Additionally, the Palm Beach Post in Florida reported that Mindy McGillivray, 36, told the newspaper that Trump groped her at his Mar-a-Lago estate 13 years ago. People magazine reporter Natasha Stoynoff also posted a story about a 2005 incident at Mar-a-Lago where, she wrote, Trump "was pushing me against the wall, and forcing his tongue down my throat." The Trump campaign said there was no "merit or veracity" to either story.

Hillary Clinton's communication's director, Jennifer Palmieri, said in a statement the latest run of allegations "sadly fits everything we know about the way Donald Trump has treated women."

The interviews come just days after the publication of a recording from 2005, on which Trump made a series of vulgar and sexually predatory comments about women. While waiting to make a cameo appearance on a soap opera, he bragged to then-"Access Hollywood" host Billy Bush that his fame allowed him to force himself on women.

"And when you're a star, they let you do it," Trump said, adding later: "Grab them by the p----. You can do anything."

Trump has apologized for the comments on the recording, but also dismissed them as "locker room talk" and a distraction from the campaign. Asked during Sunday's presidential debate whether he ever engaged in the sort of conduct he described in 2005, he said: "No. I do not."

Trump's campaign signaled on Thursday it would spend the election's final month relitigating Bill Clinton's marital affairs and unproven charges of sexual assault, as well as what Trump says is Democratic nominee Hillary Clinton's role in intimidating the women who were involved.

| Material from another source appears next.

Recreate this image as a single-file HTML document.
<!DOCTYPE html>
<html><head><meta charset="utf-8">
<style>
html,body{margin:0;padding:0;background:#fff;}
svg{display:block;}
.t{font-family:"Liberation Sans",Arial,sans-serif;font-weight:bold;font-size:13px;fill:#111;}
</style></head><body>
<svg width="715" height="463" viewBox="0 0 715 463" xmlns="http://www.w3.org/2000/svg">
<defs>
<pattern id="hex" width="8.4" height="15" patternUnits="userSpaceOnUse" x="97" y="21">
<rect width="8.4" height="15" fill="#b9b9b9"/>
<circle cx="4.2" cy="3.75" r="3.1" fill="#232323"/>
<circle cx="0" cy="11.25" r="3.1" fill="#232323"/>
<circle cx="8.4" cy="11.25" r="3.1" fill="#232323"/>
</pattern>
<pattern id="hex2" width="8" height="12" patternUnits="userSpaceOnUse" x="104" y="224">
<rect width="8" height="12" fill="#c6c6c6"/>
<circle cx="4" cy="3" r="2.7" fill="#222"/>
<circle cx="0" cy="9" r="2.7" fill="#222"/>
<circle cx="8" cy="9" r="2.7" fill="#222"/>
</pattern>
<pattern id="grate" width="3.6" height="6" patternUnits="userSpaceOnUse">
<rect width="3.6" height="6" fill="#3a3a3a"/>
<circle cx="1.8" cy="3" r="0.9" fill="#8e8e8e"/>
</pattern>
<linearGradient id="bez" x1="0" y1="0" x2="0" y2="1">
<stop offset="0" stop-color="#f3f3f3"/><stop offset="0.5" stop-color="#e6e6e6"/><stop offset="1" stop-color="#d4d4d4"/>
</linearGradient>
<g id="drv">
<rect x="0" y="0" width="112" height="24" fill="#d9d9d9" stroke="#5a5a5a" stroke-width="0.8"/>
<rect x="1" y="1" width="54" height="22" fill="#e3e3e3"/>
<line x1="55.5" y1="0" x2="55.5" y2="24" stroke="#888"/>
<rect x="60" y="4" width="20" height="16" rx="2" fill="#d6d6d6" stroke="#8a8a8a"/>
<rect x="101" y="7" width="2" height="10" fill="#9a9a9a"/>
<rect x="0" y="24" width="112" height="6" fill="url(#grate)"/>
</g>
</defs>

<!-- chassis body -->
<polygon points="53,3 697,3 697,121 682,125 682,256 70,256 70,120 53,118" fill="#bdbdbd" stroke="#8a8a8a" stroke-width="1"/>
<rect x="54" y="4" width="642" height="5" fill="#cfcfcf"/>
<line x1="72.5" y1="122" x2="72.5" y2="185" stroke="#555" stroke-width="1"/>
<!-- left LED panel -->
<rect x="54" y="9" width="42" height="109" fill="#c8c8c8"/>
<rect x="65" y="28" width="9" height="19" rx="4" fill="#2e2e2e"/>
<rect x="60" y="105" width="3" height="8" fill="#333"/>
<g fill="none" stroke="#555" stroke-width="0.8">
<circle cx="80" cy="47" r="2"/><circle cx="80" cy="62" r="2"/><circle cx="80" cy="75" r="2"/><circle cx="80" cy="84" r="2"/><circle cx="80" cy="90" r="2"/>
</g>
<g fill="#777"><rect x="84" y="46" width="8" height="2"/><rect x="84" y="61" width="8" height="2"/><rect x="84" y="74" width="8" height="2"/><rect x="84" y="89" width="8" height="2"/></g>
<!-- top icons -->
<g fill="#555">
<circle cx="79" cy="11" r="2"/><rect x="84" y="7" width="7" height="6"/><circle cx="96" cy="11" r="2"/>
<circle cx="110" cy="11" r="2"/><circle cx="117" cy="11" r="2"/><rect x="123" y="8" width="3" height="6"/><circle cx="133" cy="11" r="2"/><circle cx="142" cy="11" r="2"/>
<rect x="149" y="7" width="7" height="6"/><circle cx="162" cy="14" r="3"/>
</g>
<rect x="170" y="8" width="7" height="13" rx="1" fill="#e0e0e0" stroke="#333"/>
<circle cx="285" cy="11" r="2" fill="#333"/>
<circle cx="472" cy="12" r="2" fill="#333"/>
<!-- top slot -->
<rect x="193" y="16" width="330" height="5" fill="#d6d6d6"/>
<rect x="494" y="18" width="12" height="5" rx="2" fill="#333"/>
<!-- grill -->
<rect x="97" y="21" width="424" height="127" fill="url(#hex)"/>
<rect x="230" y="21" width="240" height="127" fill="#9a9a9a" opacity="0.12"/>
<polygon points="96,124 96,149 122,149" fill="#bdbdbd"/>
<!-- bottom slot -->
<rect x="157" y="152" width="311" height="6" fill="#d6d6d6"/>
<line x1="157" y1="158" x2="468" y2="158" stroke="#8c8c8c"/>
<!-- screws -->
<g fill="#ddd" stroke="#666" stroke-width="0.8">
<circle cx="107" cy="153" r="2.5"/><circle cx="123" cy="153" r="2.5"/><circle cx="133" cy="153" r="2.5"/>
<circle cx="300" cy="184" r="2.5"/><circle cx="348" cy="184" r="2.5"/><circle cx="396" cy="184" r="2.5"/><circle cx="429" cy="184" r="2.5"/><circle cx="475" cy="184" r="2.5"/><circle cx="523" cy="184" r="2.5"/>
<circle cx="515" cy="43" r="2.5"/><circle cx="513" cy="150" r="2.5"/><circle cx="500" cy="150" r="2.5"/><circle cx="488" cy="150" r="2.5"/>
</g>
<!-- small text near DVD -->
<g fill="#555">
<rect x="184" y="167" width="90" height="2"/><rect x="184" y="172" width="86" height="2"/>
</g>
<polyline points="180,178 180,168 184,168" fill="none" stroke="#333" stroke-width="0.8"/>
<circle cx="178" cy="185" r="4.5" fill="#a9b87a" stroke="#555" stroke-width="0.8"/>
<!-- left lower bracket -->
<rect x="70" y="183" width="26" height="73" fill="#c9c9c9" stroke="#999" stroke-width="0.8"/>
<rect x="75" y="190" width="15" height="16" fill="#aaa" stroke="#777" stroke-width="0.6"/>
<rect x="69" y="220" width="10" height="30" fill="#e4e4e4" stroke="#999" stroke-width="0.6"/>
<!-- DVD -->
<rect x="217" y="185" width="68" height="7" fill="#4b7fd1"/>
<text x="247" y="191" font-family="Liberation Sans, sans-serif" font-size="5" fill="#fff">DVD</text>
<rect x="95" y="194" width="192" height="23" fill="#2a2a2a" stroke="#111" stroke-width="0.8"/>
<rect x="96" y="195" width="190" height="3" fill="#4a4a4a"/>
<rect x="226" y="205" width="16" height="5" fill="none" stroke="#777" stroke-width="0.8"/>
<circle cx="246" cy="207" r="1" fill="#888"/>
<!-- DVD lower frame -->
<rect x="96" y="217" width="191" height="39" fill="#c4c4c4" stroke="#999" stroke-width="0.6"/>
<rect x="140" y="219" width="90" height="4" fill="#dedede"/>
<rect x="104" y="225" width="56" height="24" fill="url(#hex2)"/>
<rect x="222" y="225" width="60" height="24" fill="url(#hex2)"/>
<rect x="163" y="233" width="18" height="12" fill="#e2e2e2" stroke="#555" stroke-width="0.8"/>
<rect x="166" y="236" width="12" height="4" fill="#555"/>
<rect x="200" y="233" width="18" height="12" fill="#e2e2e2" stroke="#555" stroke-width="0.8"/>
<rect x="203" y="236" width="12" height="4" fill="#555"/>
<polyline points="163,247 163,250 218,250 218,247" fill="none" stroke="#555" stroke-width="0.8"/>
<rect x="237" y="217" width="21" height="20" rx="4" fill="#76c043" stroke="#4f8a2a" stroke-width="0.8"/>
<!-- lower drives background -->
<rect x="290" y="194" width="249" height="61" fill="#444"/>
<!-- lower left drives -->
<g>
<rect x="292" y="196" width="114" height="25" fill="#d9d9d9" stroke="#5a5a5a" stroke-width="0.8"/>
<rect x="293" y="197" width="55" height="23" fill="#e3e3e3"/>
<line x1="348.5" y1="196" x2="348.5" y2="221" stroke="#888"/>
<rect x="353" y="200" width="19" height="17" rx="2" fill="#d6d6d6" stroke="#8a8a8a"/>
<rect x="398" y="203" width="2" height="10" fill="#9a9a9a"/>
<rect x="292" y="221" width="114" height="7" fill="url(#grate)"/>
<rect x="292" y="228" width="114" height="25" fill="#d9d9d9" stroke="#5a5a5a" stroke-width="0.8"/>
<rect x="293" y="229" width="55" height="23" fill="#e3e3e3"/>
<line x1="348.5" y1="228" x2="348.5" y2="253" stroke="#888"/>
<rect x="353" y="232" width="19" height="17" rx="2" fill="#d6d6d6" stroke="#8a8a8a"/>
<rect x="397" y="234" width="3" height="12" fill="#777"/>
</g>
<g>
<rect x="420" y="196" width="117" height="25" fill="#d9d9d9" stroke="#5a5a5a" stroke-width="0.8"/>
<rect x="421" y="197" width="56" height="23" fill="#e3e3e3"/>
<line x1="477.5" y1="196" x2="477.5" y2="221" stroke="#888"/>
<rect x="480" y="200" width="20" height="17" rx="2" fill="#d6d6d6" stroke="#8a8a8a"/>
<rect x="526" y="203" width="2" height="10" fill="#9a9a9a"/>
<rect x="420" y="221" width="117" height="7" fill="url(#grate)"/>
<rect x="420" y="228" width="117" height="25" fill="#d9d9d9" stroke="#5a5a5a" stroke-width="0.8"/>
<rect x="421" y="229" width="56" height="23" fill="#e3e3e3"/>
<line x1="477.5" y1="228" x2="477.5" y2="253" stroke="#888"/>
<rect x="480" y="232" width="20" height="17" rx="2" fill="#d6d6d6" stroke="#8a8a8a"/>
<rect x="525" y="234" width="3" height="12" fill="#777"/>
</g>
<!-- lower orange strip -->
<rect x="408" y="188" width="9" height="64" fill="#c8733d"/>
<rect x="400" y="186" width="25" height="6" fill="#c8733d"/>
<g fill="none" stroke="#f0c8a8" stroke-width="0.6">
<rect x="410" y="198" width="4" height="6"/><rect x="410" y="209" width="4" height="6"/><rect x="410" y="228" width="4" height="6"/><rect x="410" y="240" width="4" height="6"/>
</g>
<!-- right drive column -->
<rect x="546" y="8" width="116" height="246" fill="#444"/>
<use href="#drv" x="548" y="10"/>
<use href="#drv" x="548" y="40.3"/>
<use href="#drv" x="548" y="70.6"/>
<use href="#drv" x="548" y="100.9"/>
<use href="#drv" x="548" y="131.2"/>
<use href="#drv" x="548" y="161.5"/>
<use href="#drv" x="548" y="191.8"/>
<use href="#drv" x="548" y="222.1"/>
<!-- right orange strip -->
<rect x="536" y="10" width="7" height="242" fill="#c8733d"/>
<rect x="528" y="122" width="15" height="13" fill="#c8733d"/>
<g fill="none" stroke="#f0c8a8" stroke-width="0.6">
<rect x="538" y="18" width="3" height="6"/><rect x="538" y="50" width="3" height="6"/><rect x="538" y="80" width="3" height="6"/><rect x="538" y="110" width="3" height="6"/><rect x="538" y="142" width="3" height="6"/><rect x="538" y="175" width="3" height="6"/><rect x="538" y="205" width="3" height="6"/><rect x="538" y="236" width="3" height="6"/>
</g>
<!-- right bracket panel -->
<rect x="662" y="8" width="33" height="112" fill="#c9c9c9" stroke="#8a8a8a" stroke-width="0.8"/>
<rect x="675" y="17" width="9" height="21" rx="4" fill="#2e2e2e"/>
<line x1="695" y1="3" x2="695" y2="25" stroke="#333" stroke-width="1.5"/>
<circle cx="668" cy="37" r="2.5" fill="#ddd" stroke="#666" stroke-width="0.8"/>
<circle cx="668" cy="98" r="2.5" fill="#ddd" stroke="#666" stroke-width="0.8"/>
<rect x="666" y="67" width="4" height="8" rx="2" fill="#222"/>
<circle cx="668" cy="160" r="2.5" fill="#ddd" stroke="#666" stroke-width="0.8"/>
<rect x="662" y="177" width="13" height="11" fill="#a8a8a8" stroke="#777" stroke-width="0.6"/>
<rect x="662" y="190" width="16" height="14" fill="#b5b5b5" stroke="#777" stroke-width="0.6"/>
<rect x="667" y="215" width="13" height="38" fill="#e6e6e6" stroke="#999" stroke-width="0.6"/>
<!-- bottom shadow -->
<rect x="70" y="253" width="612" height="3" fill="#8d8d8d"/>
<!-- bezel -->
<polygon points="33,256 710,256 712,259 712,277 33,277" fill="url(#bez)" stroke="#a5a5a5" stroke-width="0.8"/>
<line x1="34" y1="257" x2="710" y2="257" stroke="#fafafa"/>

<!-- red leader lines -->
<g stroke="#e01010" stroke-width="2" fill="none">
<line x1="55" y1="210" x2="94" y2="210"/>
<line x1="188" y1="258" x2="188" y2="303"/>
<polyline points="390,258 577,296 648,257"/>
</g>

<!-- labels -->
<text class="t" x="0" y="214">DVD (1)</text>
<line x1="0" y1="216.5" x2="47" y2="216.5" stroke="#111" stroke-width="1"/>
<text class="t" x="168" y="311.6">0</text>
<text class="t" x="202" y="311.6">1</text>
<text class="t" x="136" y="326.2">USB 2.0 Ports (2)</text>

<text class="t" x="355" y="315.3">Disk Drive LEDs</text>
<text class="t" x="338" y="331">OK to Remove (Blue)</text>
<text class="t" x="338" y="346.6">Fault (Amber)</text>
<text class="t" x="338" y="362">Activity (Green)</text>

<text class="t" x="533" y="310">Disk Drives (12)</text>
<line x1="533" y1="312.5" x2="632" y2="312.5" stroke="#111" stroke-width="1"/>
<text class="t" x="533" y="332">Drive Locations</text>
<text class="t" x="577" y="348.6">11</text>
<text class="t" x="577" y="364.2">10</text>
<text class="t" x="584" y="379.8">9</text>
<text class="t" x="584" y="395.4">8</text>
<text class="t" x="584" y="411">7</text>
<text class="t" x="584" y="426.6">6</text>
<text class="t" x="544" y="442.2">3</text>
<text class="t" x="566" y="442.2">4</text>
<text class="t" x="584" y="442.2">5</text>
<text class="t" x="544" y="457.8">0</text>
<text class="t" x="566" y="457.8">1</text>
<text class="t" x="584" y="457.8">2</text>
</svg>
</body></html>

Taken together, the stories about Trump and his retorts about Bill Clinton have plunged an already rancorous campaign to new lows. The real estate mogul has also aggressively charged that Hillary Clinton not only needs to be defeated in November but also imprisoned: "Honestly, she should be locked up," he said Thursday.

Hillary Clinton, who is on pace to become America's first female president if her lead in the polls holds, has tried to stay above the fray. She has yet to respond directly to Trump's decision to resurrect accusations about her husband.